Surprisingly enough, my foray into Historical Romance started off quite well – though not without instances of frustration with the heroine. Set at a time when women were raised to be pure and virginal until they find the worthy males to have their children, it was hard not to snigger at how ridiculous the dictates of what was proper and what wasn’t.
Anyway, this saga starts off with the story of Miranda, an English belle who was to marry a Texan rancher. Escorted by Derek Bragg a half-breed Ranger who’s every bit the definition of a man Miranda was taught to avoid. The journey they had to take across the plains to Texas was fraught with peril: Indians, outlaws, and all different sorts of trouble one delicate beauty had to endure. The most troubling of all was Captain Bragg himself: lurid, lawless, godless, careless, sensual, dark and handsome. Derek Bragg promised to take the virginal bride to his blood brother. Whether in one piece or even intact would be the challenge he’s determined not to fail.
This is the type of novel where the land plays a major role in the overall credibility of story. Brenda Joyce knew her history and as well the economic thematic of the times. I’ve always had this stigma that Historical Fictions are a tedious read but this series is definitely proving me wrong so far.
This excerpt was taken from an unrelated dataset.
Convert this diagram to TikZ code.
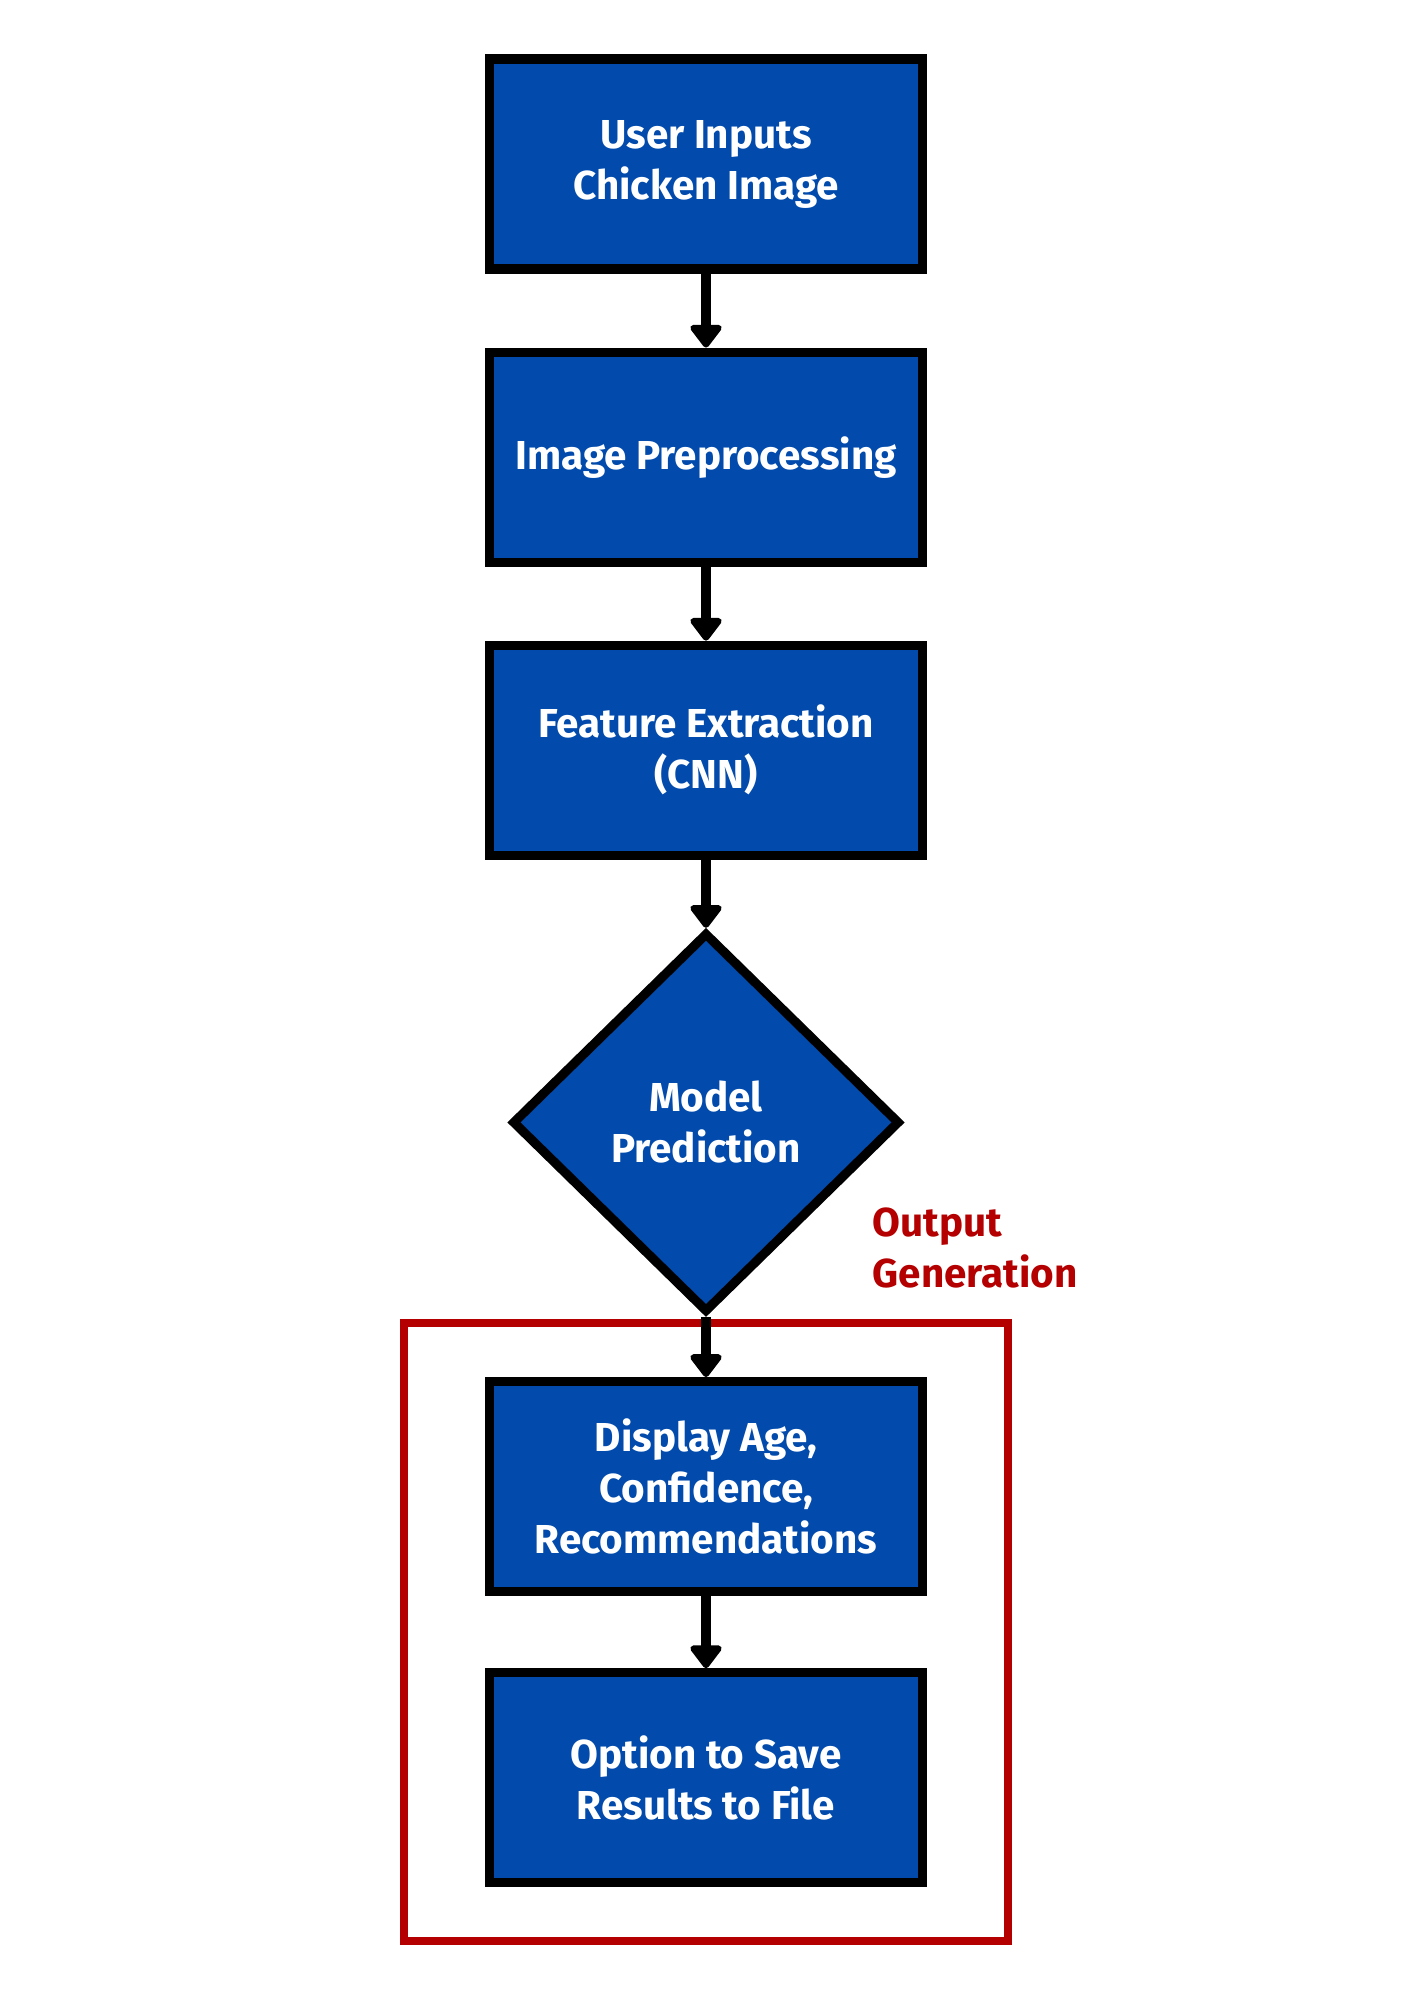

I’ve had to curb the snark every time the heroine blushed or said something as ridiculous as having monkey sex with her husband made her a slut. But that’s just the way it goes back then. It also didn’t help that she grew up in a convent so her opinions about men and sex was a little skewed. She was sometimes sporadic about how she felt. She would have moments when she wanted to please her husband and the next, a complete 180 and would tell Derek to jump from the nearest cliff.
The story also had painted the Comanche Indians as savages; you know, pillaging the village, raping the women, torturing and killing of men. I haven’t a clue how close to the truth the author was but it wasn’t fun times reading those scenes. And dear God, just how many times would this woman be raped anyway? That wasn’t fun times as well.
Bragg Saga is turning out to be my fantastic baptism into Historical Romance. It wasn’t as boring as I thought it would be. Just a warning though, you need to leave all your feminist views at the door because, damn. This girl tried my patience.